> Given problem:
Find each line with the word "this" and copy it.

> Excerpted records:
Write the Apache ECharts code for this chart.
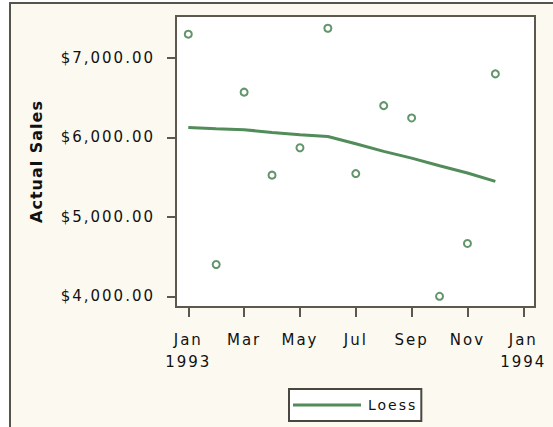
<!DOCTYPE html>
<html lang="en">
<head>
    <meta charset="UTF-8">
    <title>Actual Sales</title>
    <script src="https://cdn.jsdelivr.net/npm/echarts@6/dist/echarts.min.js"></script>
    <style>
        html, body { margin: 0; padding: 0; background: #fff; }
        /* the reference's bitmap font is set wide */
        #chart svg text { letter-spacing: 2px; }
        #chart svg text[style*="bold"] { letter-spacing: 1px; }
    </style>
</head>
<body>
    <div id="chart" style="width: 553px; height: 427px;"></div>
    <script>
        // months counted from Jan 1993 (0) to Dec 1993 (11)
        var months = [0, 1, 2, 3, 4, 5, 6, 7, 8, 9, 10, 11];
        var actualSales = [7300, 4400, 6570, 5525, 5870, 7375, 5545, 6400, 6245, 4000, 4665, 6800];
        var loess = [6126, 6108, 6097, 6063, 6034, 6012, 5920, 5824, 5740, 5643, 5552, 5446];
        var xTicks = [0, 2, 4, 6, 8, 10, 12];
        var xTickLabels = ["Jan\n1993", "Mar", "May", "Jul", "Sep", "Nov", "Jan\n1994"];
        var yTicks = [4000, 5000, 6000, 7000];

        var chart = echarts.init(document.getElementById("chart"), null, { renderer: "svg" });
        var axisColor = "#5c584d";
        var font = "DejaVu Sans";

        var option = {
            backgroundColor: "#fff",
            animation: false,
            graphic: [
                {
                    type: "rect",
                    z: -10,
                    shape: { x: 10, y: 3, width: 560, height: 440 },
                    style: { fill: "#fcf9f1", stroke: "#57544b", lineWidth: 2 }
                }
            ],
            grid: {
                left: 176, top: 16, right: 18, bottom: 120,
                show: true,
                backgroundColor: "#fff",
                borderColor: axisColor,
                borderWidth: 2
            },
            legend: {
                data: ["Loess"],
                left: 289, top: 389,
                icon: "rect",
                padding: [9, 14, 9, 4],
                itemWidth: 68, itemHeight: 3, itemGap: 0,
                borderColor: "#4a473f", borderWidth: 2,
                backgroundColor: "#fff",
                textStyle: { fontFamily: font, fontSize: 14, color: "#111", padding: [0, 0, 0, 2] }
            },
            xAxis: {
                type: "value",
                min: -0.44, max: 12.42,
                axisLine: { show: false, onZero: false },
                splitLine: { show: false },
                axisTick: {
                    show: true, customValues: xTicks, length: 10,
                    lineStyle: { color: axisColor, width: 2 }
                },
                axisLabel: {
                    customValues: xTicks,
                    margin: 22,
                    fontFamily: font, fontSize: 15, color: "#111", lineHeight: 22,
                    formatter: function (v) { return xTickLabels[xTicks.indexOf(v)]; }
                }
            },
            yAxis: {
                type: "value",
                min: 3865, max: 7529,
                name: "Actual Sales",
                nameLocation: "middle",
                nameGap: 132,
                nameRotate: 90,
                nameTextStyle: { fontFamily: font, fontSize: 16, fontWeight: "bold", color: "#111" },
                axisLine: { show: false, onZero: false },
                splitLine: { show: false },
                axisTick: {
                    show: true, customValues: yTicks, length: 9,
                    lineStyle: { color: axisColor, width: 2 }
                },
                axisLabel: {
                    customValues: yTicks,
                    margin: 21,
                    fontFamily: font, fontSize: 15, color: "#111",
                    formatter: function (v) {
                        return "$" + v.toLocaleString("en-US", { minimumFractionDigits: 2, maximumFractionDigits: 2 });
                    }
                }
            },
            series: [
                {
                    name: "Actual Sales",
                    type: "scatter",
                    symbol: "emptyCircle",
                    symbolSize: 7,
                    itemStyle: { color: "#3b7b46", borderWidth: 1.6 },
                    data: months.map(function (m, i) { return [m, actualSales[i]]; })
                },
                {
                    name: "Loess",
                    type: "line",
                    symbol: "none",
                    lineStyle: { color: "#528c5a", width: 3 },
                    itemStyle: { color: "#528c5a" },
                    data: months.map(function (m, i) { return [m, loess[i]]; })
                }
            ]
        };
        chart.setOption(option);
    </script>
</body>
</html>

--

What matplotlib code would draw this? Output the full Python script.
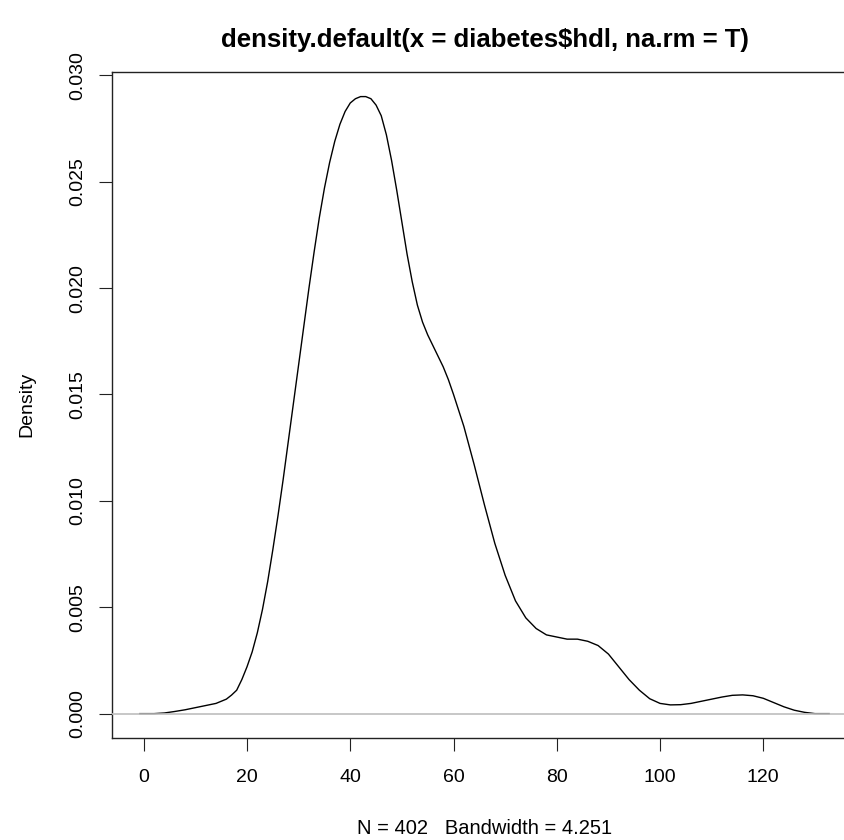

> Task answer:
Write the Apache ECharts code for this chart.
What matplotlib code would draw this? Output the full Python script.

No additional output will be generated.